The McCombs family has bought out the ground lease for a former Holiday Inn downtown that now serves as a homeless shelter, giving it control of the hotel that the late patriarch B.J. “Red” McCombs helped build in preparation for HemisFair ’68.

The family had already owned the 4.5 acres the hotel sits on, at 318 W. César E. Chávez Blvd., in partnership with local families that helped finance the hotel in 1967, said Joe Shields, executive vice president of McCombs Enterprises, the family’s investment arm. It decided to buy out the lease after the former tenant, an entity linked with San Diego hotelier Pacifica Companies, struck a deal with the City of San Antonio in October to sublease it for use as a shelter, he said. 

He described that deal, which drew protests from the operators of a child care center across the street, as being one of many factors leading the family to buy the lease — in essence, gaining control of the 313-room, 158,000-square-foot hotel building. Asked whether the family was unhappy with the deal, he said, “Not no, not yes.”

“We wanted to gain control in what happens in the property going forward,” he said. “Obviously, we’re very familiar with the property and with downtown San Antonio generally. … [We are] believers in the growth and future of San Antonio and believe just like my grandfather did in 1967 that it takes risk and investment to continue to develop and improve it.”

The family doesn’t have plans for the site and hasn’t discussed whether it will continue the sublease it to the city when the agreement expires, Shields said. He declined to disclose how much McCombs Enterprises paid for the ground lease. 

The purchase comes as the McCombs family is stepping up its investments downtown with plans to convert the landmark Tower Life Building into residences and to build a massive mixed-use development on land it bought last year next to the San Antonio Museum of Art.

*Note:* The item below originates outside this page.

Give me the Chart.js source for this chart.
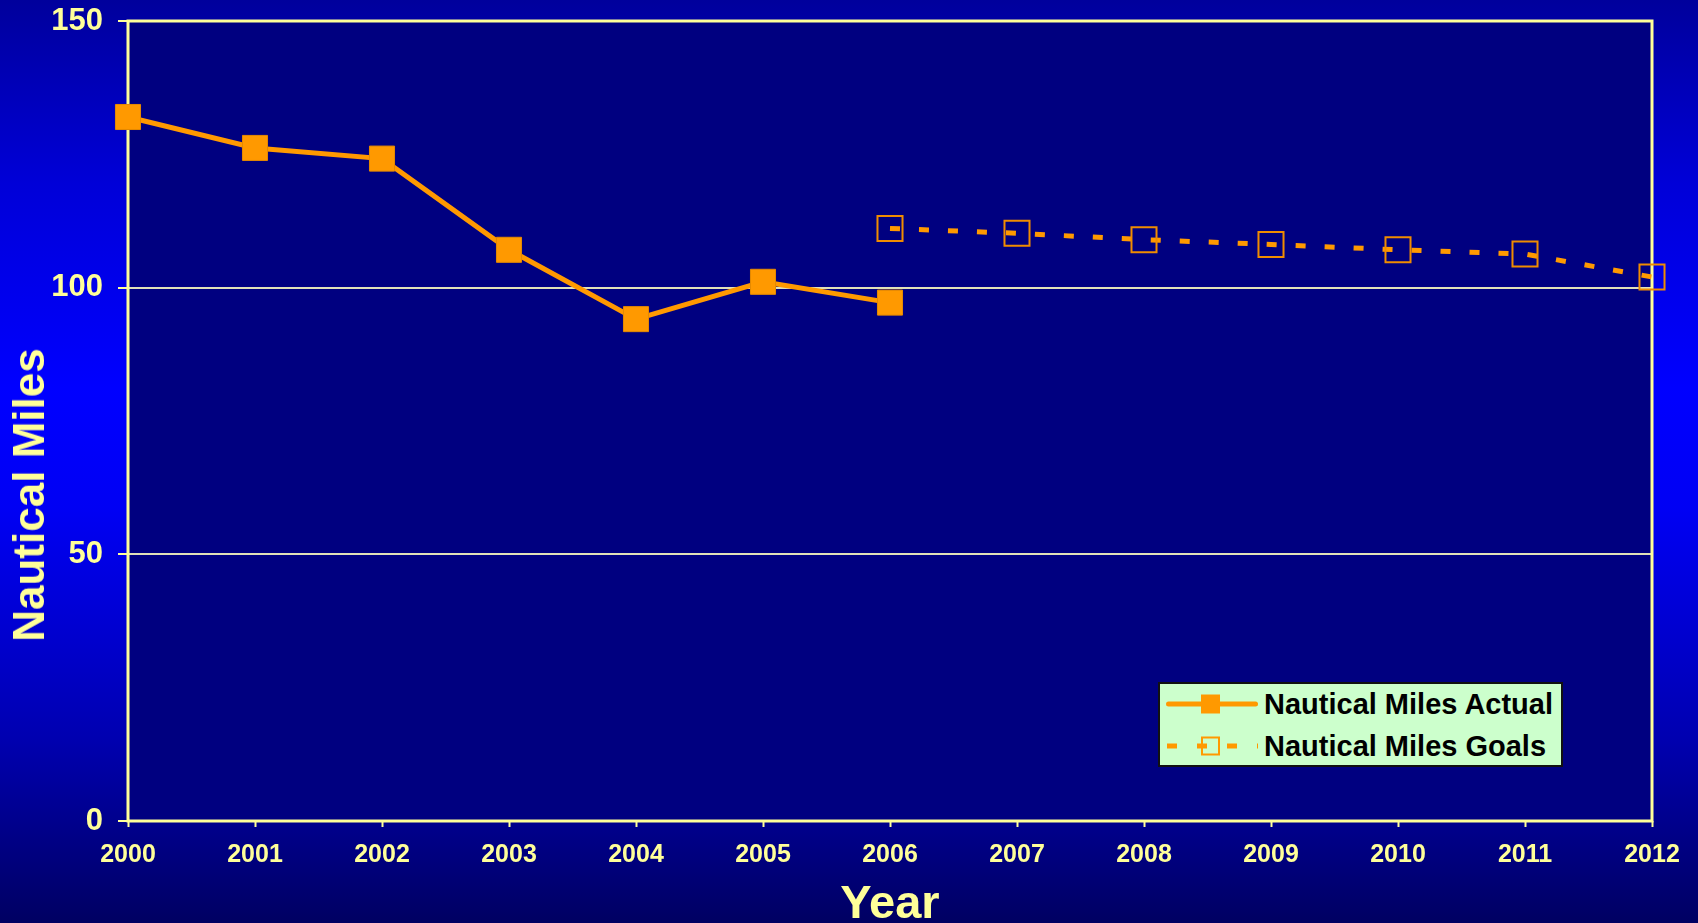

“I think at some point in time it’s going to make sense for us to do something on this property, but we truly and honestly have zero plans for what that could be in the future,” Shields said of the former Holiday Inn. “But we wanted to get control of it while we had the opportunity.”

The former tenant was a partnership named P Host San Antonio. State corporate filings and Bexar County property records show that the partnership is managed by an entity named PAC San Antonio Hospitality, which shares an address and executives with Pacifica Companies, an operator of hotels, resorts and apartment complexes across the U.S. A call to Deepak Israni, the company’s president and managing partner, wasn’t returned on Thursday.

In October, City Council voted to let the city enter a lease agreement with P Host, paying it $8.8 million to use the hotel as a “low-barrier” homeless shelter — meaning that residents aren’t required to be sober to stay there — until October 2025, with options for two one-year renewals. The city would also pay SAMMinistries $7.1 million to run the shelter. The building had operated as a shelter at the peak of the COVID pandemic. 

In November, the McCombs family bought the shares of some of the co-owners of the land the hotel sits on, property records show. Shields called this “consolidation” of the ownership group but said the family still has land partners.

At 4.5 acres, the hotel property is unusually large for downtown. It sits just east of the crossing of César E. Chávez with Interstate 35, a block from a future path of the San Pedro Creek Culture Park and two blocks from H-E-B’s Arsenal headquarters. 

With rumors that local leaders are looking to build a new baseball stadium or Spurs arena downtown, Shields said that hasn’t been on the family’s mind for the site. Last month, the Spurs announced that the McCombs family had joined its investor group — the third time the family had invested in the team since 1973, when Red McCombs was instrumental in moving the Dallas Chaparrals to San Antonio and renaming them the Spurs. He died last year at age 95.

The family has made major investments in the downtown area in recent years. In 2022, it partnered with real estate investors Jon Wiegand and Ed Cross to buy the historic Tower Life Building, one of the most recognizable parts of San Antonio’s skyline. They later unveiled plans to remake the building with condominiums and apartments. 

McCombs Enterprises is now working to develop a 5.9-acre plot of land it bought early last year from CPS Energy in north downtown, next to the San Antonio Museum of Art. It has submitted plans to the city to build a 70,000-square-foot office building, a 146-room hotel and two apartment buildings rising to six and thirteen stories, according to the San Antonio Express-News.

Shields said that project is still in the “pre-development” phase and the family is “contemplating what the right team to develop the property looks like.”

“We’re still very early in the stages of figuring out how to move forward,” he said. “We’re still committed to our original vision, which was to create a catalytic mixed-use development, but we’re just too early in the stages to release any plans.”

Richard Webner is a freelance reporter covering the San Antonio and Austin metro areas.